### YOUR GOAL
Omit all images. Write out the rest of the material exactly.
==================================================
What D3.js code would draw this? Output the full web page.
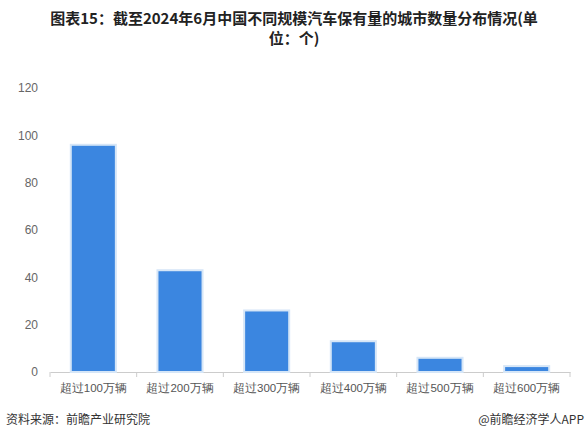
<!DOCTYPE html>
<html><head><meta charset="utf-8">
<script src="https://cdn.jsdelivr.net/npm/d3@7"></script>
<style>body{margin:0;background:#fff;font-family:"Noto Sans CJK SC",sans-serif}</style>
</head><body>
<script>
const categories = ["超过100万辆", "超过200万辆", "超过300万辆", "超过400万辆", "超过500万辆", "超过600万辆"];
const values = [96, 43, 26, 13, 6, 2.5];
const yTicks = [0, 20, 40, 60, 80, 100, 120];

const width = 588, height = 441;
const margin = { top: 88, right: 18, bottom: 69, left: 50 };

let svg = d3.select("body").append("svg").attr("width", width).attr("height", height);

svg.append("text").attr("x", 294).attr("y", 24).attr("text-anchor", "middle")
  .style("font-size", "15px").style("font-weight", "bold").attr("fill", "#222")
  .text("图表15：截至2024年6月中国不同规模汽车保有量的城市数量分布情况(单");
svg.append("text").attr("x", 294).attr("y", 44).attr("text-anchor", "middle")
  .style("font-size", "15px").style("font-weight", "bold").attr("fill", "#222")
  .text("位：个)");

let xScale = d3.scaleBand().domain(categories)
  .range([margin.left, width - margin.right]).paddingInner(0.48).paddingOuter(0.24);
let yScale = d3.scaleLinear().domain([0, 120]).range([height - margin.bottom, margin.top]);

let leftAxis = d3.axisLeft(yScale).tickValues(yTicks).tickSize(0).tickPadding(10);
svg.append("g").attr("transform", `translate(${margin.left - 2},0)`).call(leftAxis)
  .call(g => g.select(".domain").remove())
  .selectAll("text").style("font-size", "12px").attr("fill", "#666")
  .style("font-family", "Arial, sans-serif");

let bottomAxis = d3.axisBottom(xScale).tickSize(0).tickPadding(12);
let bx = svg.append("g").attr("transform", `translate(0,${yScale(0)})`).call(bottomAxis);
bx.select(".domain").attr("stroke", "#ccc");
bx.selectAll("text").style("font-size", "11.5px").attr("fill", "#555");
bx.selectAll(".sep").data(d3.range(categories.length + 1)).join("line")
  .attr("x1", i => margin.left + i * (width - margin.left - margin.right) / categories.length)
  .attr("x2", i => margin.left + i * (width - margin.left - margin.right) / categories.length)
  .attr("y1", 0).attr("y2", 5).attr("stroke", "#ccc");

svg.selectAll("rect.bar").data(values).join("rect").attr("class", "bar")
  .attr("x", (d, i) => xScale(categories[i]))
  .attr("y", d => yScale(d))
  .attr("width", xScale.bandwidth())
  .attr("height", d => yScale(0) - yScale(d))
  .attr("fill", "#3b86e0").attr("stroke", "#d6e6f7").attr("stroke-width", 2);

svg.append("text").attr("x", 6).attr("y", 424).style("font-size", "12px").attr("fill", "#333")
  .text("资料来源：前瞻产业研究院");
svg.append("text").attr("x", 584).attr("y", 424).attr("text-anchor", "end")
  .style("font-size", "12px").attr("fill", "#333").text("@前瞻经济学人APP");
</script>
</body></html>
==================================================
### COMPLETE OUTPUT
What D3.js code would draw this? Output the full web page.
<!DOCTYPE html>
<html><head><meta charset="utf-8">
<script src="https://cdn.jsdelivr.net/npm/d3@7"></script>
<style>body{margin:0;background:#fff;font-family:"Noto Sans CJK SC",sans-serif}</style>
</head><body>
<script>
const categories = ["超过100万辆", "超过200万辆", "超过300万辆", "超过400万辆", "超过500万辆", "超过600万辆"];
const values = [96, 43, 26, 13, 6, 2.5];
const yTicks = [0, 20, 40, 60, 80, 100, 120];

const width = 588, height = 441;
const margin = { top: 88, right: 18, bottom: 69, left: 50 };

let svg = d3.select("body").append("svg").attr("width", width).attr("height", height);

svg.append("text").attr("x", 294).attr("y", 24).attr("text-anchor", "middle")
  .style("font-size", "15px").style("font-weight", "bold").attr("fill", "#222")
  .text("图表15：截至2024年6月中国不同规模汽车保有量的城市数量分布情况(单");
svg.append("text").attr("x", 294).attr("y", 44).attr("text-anchor", "middle")
  .style("font-size", "15px").style("font-weight", "bold").attr("fill", "#222")
  .text("位：个)");

let xScale = d3.scaleBand().domain(categories)
  .range([margin.left, width - margin.right]).paddingInner(0.48).paddingOuter(0.24);
let yScale = d3.scaleLinear().domain([0, 120]).range([height - margin.bottom, margin.top]);

let leftAxis = d3.axisLeft(yScale).tickValues(yTicks).tickSize(0).tickPadding(10);
svg.append("g").attr("transform", `translate(${margin.left - 2},0)`).call(leftAxis)
  .call(g => g.select(".domain").remove())
  .selectAll("text").style("font-size", "12px").attr("fill", "#666")
  .style("font-family", "Arial, sans-serif");

let bottomAxis = d3.axisBottom(xScale).tickSize(0).tickPadding(12);
let bx = svg.append("g").attr("transform", `translate(0,${yScale(0)})`).call(bottomAxis);
bx.select(".domain").attr("stroke", "#ccc");
bx.selectAll("text").style("font-size", "11.5px").attr("fill", "#555");
bx.selectAll(".sep").data(d3.range(categories.length + 1)).join("line")
  .attr("x1", i => margin.left + i * (width - margin.left - margin.right) / categories.length)
  .attr("x2", i => margin.left + i * (width - margin.left - margin.right) / categories.length)
  .attr("y1", 0).attr("y2", 5).attr("stroke", "#ccc");

svg.selectAll("rect.bar").data(values).join("rect").attr("class", "bar")
  .attr("x", (d, i) => xScale(categories[i]))
  .attr("y", d => yScale(d))
  .attr("width", xScale.bandwidth())
  .attr("height", d => yScale(0) - yScale(d))
  .attr("fill", "#3b86e0").attr("stroke", "#d6e6f7").attr("stroke-width", 2);

svg.append("text").attr("x", 6).attr("y", 424).style("font-size", "12px").attr("fill", "#333")
  .text("资料来源：前瞻产业研究院");
svg.append("text").attr("x", 584).attr("y", 424).attr("text-anchor", "end")
  .style("font-size", "12px").attr("fill", "#333").text("@前瞻经济学人APP");
</script>
</body></html>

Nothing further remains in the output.